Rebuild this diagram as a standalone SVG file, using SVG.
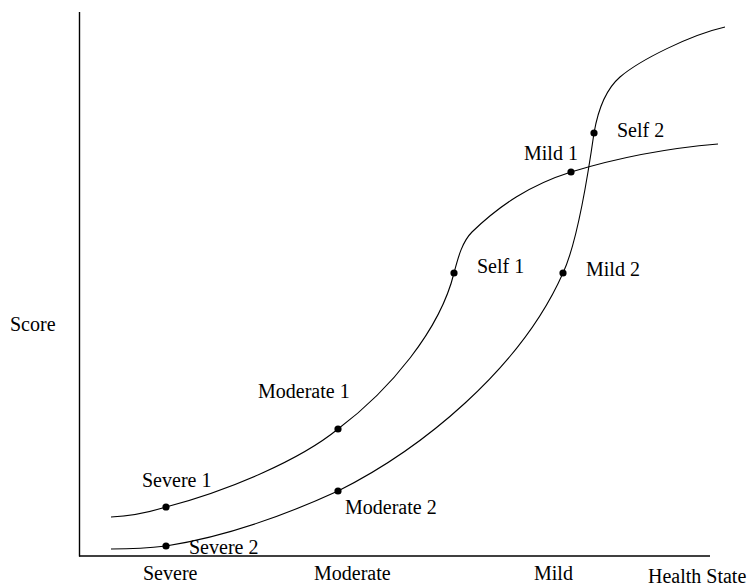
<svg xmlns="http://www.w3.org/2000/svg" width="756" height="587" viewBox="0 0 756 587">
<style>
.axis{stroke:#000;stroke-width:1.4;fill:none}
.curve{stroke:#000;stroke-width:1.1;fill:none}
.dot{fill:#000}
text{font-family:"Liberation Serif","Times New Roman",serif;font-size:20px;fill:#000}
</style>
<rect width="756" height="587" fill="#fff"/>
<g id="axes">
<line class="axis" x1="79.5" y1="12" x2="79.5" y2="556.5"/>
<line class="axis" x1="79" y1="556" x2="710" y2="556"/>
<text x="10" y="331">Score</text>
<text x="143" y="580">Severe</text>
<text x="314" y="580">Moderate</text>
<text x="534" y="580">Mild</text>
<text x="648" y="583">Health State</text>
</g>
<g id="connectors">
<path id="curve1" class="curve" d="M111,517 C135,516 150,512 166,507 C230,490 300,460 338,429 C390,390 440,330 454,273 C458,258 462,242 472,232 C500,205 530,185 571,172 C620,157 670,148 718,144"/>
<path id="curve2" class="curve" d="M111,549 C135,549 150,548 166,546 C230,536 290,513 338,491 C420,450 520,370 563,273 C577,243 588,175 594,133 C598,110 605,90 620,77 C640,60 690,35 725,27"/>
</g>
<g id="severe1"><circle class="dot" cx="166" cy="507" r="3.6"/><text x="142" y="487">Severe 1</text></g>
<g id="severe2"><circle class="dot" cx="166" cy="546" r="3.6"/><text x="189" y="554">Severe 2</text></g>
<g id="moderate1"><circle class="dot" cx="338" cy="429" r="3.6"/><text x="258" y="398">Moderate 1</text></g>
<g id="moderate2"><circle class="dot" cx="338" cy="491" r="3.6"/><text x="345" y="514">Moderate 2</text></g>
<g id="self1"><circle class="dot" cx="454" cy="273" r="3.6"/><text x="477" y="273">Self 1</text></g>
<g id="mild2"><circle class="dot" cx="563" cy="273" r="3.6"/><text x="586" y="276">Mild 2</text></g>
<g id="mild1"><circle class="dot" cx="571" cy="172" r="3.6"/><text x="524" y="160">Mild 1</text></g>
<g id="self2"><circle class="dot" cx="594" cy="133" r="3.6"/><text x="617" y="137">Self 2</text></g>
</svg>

────────────────────

Pictures excluded, quote all the data above exactly.

Rebuild this diagram as a standalone SVG file, using SVG.
<svg xmlns="http://www.w3.org/2000/svg" width="756" height="587" viewBox="0 0 756 587">
<style>
.axis{stroke:#000;stroke-width:1.4;fill:none}
.curve{stroke:#000;stroke-width:1.1;fill:none}
.dot{fill:#000}
text{font-family:"Liberation Serif","Times New Roman",serif;font-size:20px;fill:#000}
</style>
<rect width="756" height="587" fill="#fff"/>
<g id="axes">
<line class="axis" x1="79.5" y1="12" x2="79.5" y2="556.5"/>
<line class="axis" x1="79" y1="556" x2="710" y2="556"/>
<text x="10" y="331">Score</text>
<text x="143" y="580">Severe</text>
<text x="314" y="580">Moderate</text>
<text x="534" y="580">Mild</text>
<text x="648" y="583">Health State</text>
</g>
<g id="connectors">
<path id="curve1" class="curve" d="M111,517 C135,516 150,512 166,507 C230,490 300,460 338,429 C390,390 440,330 454,273 C458,258 462,242 472,232 C500,205 530,185 571,172 C620,157 670,148 718,144"/>
<path id="curve2" class="curve" d="M111,549 C135,549 150,548 166,546 C230,536 290,513 338,491 C420,450 520,370 563,273 C577,243 588,175 594,133 C598,110 605,90 620,77 C640,60 690,35 725,27"/>
</g>
<g id="severe1"><circle class="dot" cx="166" cy="507" r="3.6"/><text x="142" y="487">Severe 1</text></g>
<g id="severe2"><circle class="dot" cx="166" cy="546" r="3.6"/><text x="189" y="554">Severe 2</text></g>
<g id="moderate1"><circle class="dot" cx="338" cy="429" r="3.6"/><text x="258" y="398">Moderate 1</text></g>
<g id="moderate2"><circle class="dot" cx="338" cy="491" r="3.6"/><text x="345" y="514">Moderate 2</text></g>
<g id="self1"><circle class="dot" cx="454" cy="273" r="3.6"/><text x="477" y="273">Self 1</text></g>
<g id="mild2"><circle class="dot" cx="563" cy="273" r="3.6"/><text x="586" y="276">Mild 2</text></g>
<g id="mild1"><circle class="dot" cx="571" cy="172" r="3.6"/><text x="524" y="160">Mild 1</text></g>
<g id="self2"><circle class="dot" cx="594" cy="133" r="3.6"/><text x="617" y="137">Self 2</text></g>
</svg>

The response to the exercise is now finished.